§ **Work required**
Each line of the listing must be transcribed exactly, except for the images, which should be excluded.

§ **Supplied information**
•••••
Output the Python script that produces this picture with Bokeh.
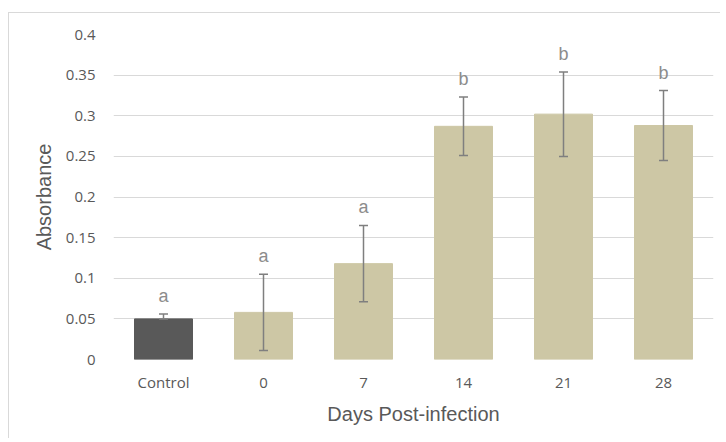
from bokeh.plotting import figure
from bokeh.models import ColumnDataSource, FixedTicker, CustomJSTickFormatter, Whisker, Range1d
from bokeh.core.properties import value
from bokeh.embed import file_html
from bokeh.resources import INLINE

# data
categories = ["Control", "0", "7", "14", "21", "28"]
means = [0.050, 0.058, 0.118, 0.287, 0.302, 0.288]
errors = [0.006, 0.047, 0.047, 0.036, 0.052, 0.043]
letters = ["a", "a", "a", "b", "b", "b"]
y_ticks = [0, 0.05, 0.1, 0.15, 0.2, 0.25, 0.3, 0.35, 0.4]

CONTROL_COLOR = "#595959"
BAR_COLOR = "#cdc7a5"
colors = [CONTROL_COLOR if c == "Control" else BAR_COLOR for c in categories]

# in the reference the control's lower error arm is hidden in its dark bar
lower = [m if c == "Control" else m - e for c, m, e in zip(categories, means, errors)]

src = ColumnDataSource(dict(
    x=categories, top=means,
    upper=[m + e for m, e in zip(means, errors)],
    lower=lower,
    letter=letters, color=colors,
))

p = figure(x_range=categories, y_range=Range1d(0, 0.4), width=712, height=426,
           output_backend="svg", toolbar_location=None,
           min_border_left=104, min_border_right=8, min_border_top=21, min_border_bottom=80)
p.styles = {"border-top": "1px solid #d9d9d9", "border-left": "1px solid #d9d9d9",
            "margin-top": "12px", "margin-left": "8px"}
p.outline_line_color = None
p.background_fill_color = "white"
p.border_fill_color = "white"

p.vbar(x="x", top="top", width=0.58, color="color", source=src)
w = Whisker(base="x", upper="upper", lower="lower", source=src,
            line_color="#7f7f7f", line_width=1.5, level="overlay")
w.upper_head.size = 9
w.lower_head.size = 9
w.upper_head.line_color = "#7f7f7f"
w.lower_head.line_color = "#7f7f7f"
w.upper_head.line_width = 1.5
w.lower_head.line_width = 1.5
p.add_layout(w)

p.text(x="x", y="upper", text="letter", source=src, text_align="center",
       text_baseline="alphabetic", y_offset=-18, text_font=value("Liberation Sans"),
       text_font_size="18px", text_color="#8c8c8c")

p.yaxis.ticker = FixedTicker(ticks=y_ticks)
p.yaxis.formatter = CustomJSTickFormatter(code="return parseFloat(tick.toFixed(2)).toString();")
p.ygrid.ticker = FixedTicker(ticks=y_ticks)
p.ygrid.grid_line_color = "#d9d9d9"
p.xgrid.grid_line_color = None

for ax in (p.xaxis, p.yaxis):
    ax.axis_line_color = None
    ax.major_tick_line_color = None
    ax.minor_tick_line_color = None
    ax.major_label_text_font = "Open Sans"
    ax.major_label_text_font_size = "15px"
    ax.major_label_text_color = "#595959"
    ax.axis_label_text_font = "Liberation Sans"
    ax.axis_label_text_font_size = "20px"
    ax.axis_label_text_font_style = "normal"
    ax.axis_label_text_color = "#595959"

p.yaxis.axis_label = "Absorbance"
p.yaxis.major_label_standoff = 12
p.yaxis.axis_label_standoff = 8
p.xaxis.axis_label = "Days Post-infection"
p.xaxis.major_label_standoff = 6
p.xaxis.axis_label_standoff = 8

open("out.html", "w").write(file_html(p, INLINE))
•••••
§ **Result for this task**
Output the Python script that produces this picture with Bokeh.
from bokeh.plotting import figure
from bokeh.models import ColumnDataSource, FixedTicker, CustomJSTickFormatter, Whisker, Range1d
from bokeh.core.properties import value
from bokeh.embed import file_html
from bokeh.resources import INLINE

# data
categories = ["Control", "0", "7", "14", "21", "28"]
means = [0.050, 0.058, 0.118, 0.287, 0.302, 0.288]
errors = [0.006, 0.047, 0.047, 0.036, 0.052, 0.043]
letters = ["a", "a", "a", "b", "b", "b"]
y_ticks = [0, 0.05, 0.1, 0.15, 0.2, 0.25, 0.3, 0.35, 0.4]

CONTROL_COLOR = "#595959"
BAR_COLOR = "#cdc7a5"
colors = [CONTROL_COLOR if c == "Control" else BAR_COLOR for c in categories]

# in the reference the control's lower error arm is hidden in its dark bar
lower = [m if c == "Control" else m - e for c, m, e in zip(categories, means, errors)]

src = ColumnDataSource(dict(
    x=categories, top=means,
    upper=[m + e for m, e in zip(means, errors)],
    lower=lower,
    letter=letters, color=colors,
))

p = figure(x_range=categories, y_range=Range1d(0, 0.4), width=712, height=426,
           output_backend="svg", toolbar_location=None,
           min_border_left=104, min_border_right=8, min_border_top=21, min_border_bottom=80)
p.styles = {"border-top": "1px solid #d9d9d9", "border-left": "1px solid #d9d9d9",
            "margin-top": "12px", "margin-left": "8px"}
p.outline_line_color = None
p.background_fill_color = "white"
p.border_fill_color = "white"

p.vbar(x="x", top="top", width=0.58, color="color", source=src)
w = Whisker(base="x", upper="upper", lower="lower", source=src,
            line_color="#7f7f7f", line_width=1.5, level="overlay")
w.upper_head.size = 9
w.lower_head.size = 9
w.upper_head.line_color = "#7f7f7f"
w.lower_head.line_color = "#7f7f7f"
w.upper_head.line_width = 1.5
w.lower_head.line_width = 1.5
p.add_layout(w)

p.text(x="x", y="upper", text="letter", source=src, text_align="center",
       text_baseline="alphabetic", y_offset=-18, text_font=value("Liberation Sans"),
       text_font_size="18px", text_color="#8c8c8c")

p.yaxis.ticker = FixedTicker(ticks=y_ticks)
p.yaxis.formatter = CustomJSTickFormatter(code="return parseFloat(tick.toFixed(2)).toString();")
p.ygrid.ticker = FixedTicker(ticks=y_ticks)
p.ygrid.grid_line_color = "#d9d9d9"
p.xgrid.grid_line_color = None

for ax in (p.xaxis, p.yaxis):
    ax.axis_line_color = None
    ax.major_tick_line_color = None
    ax.minor_tick_line_color = None
    ax.major_label_text_font = "Open Sans"
    ax.major_label_text_font_size = "15px"
    ax.major_label_text_color = "#595959"
    ax.axis_label_text_font = "Liberation Sans"
    ax.axis_label_text_font_size = "20px"
    ax.axis_label_text_font_style = "normal"
    ax.axis_label_text_color = "#595959"

p.yaxis.axis_label = "Absorbance"
p.yaxis.major_label_standoff = 12
p.yaxis.axis_label_standoff = 8
p.xaxis.axis_label = "Days Post-infection"
p.xaxis.major_label_standoff = 6
p.xaxis.axis_label_standoff = 8

open("out.html", "w").write(file_html(p, INLINE))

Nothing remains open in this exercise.